Särestöniemi was born as the youngest child of Alma and Matti Kaukonen at the Särestöniemi farm near the Ounasjoki river in Kittilä. The family later renamed itself after the farm. Reidar Särestöniemi studied art in Helsinki from 1947 to 1951. After this he studied for three years in the famous Repin Institute.

Särestöniemi has had many exhibitions all over the world, with the furthest being in Japan in 1980. The President of Finland awarded Särestöniemi the title of Professor of Arts in 1975.

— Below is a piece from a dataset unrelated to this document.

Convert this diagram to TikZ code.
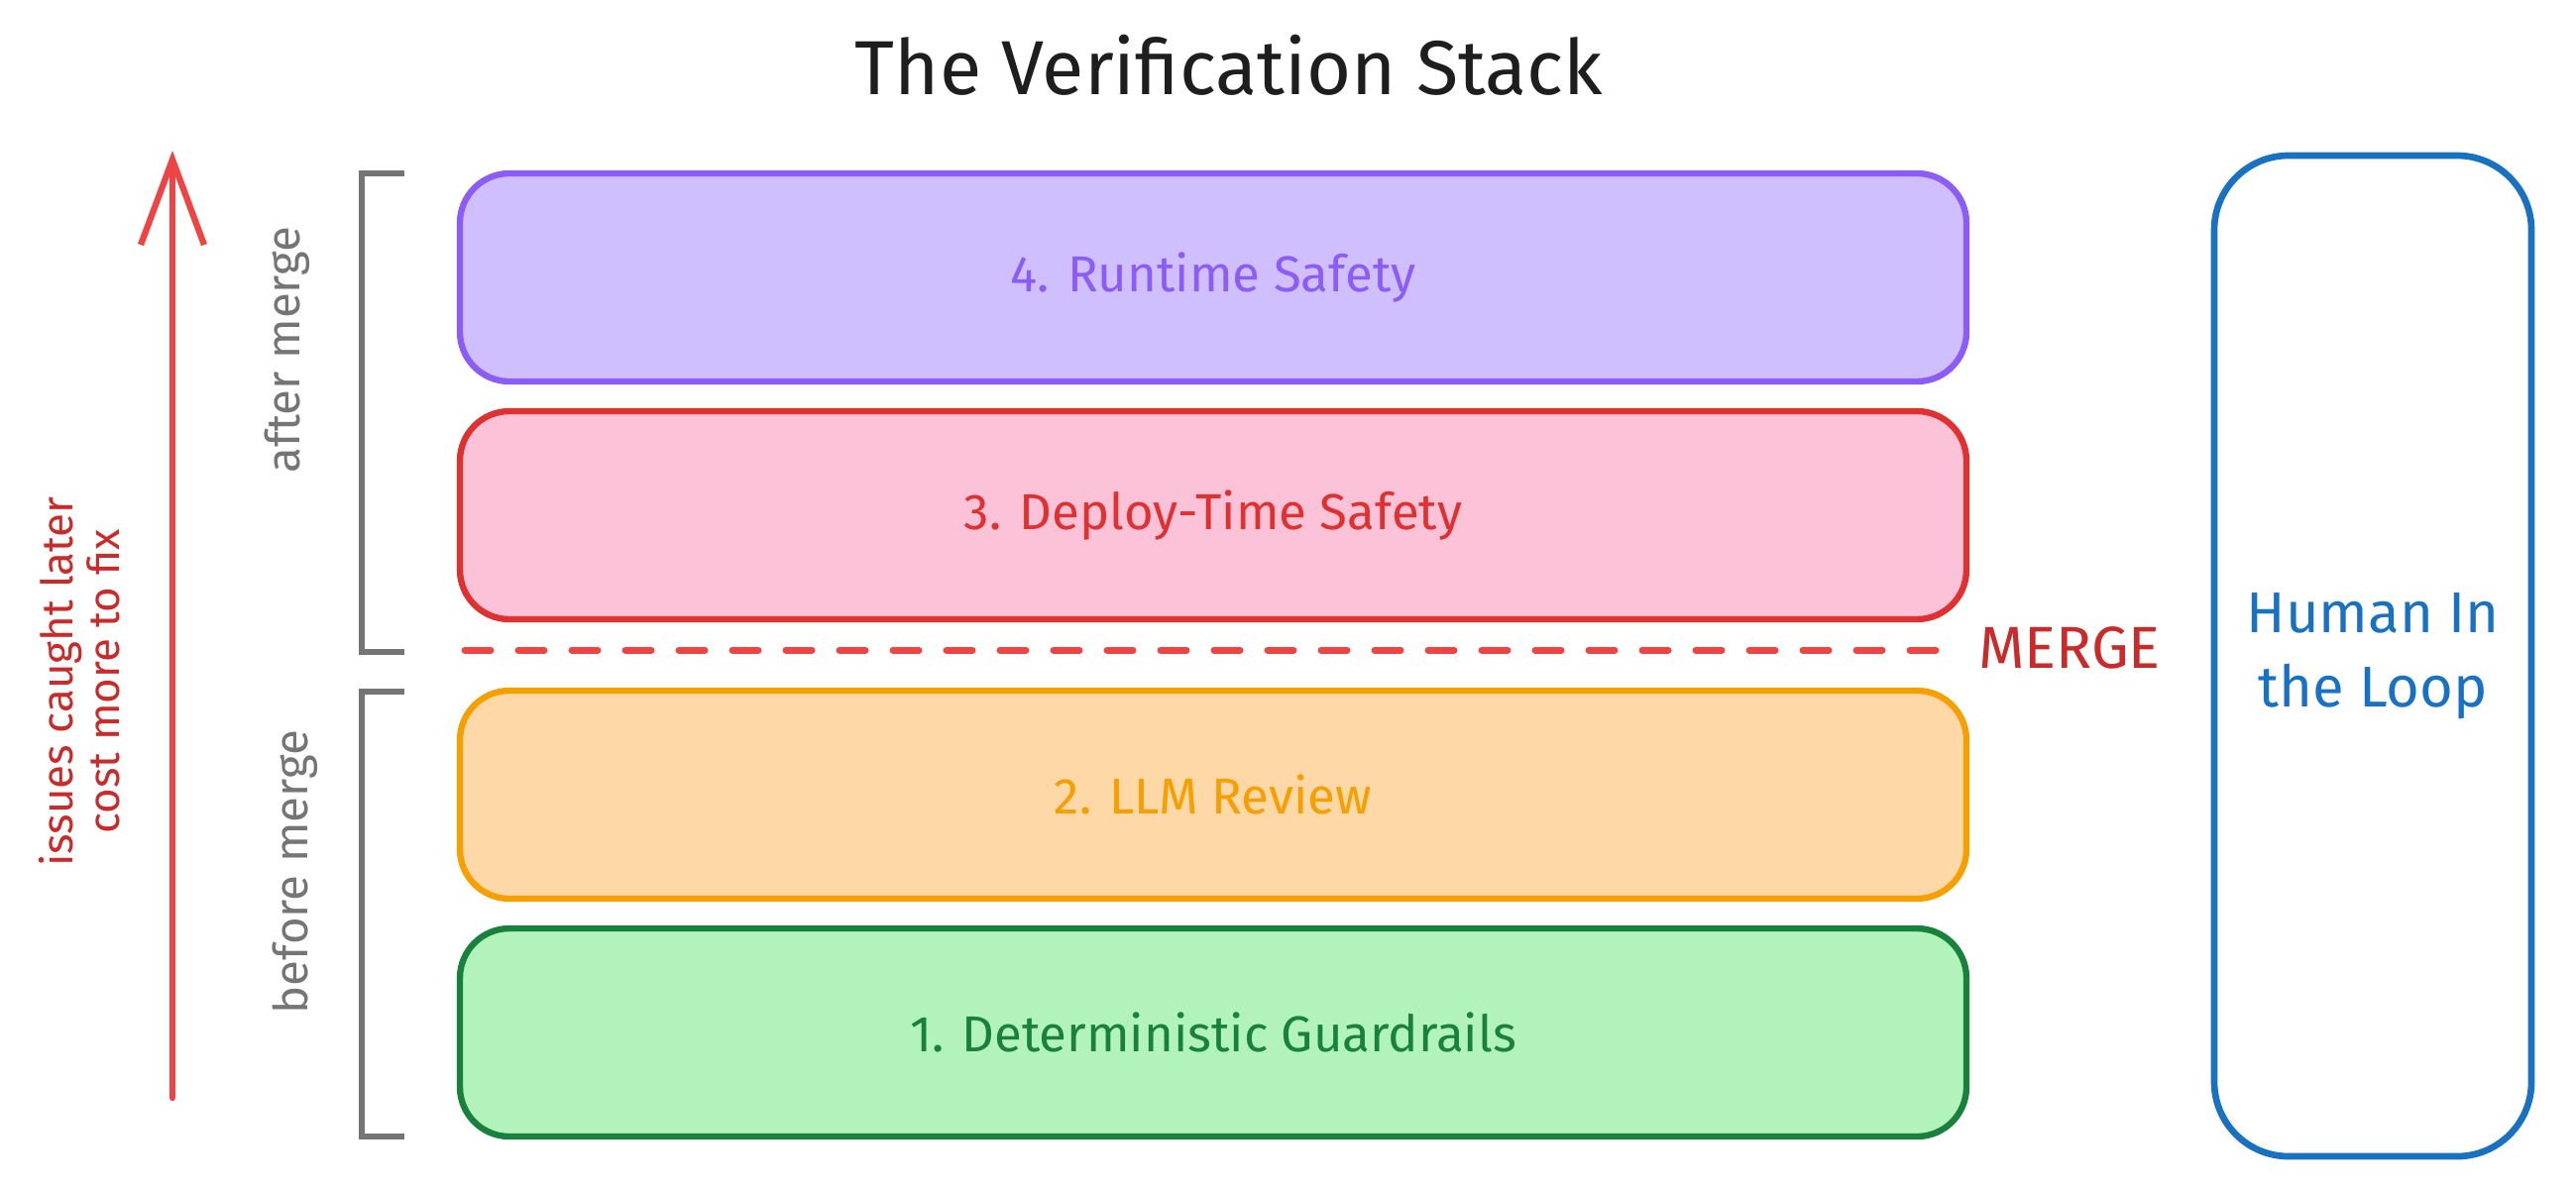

The Särestöniemi museum was founded after the artist's death in 1985. The museum exhibits the painter's work in their original surroundings. In 2015, in observation of Särestöniemi's 90th birthday and in honor of the museum's 30th anniversary, sculptor Sonja Vectomov unveiled a statue of Särestöniemi at the museum.

The museum complex includes the estate of the Särestöniemi family, which represents the old “peräpohjalainen” building tradition, Old Särestö (1873) and the impressive log buildings Galleria (1972) and Ateljee-koti (1978) built by Reidar Särestöniemi and designed by the architect couple Reima and Raili Pietilä.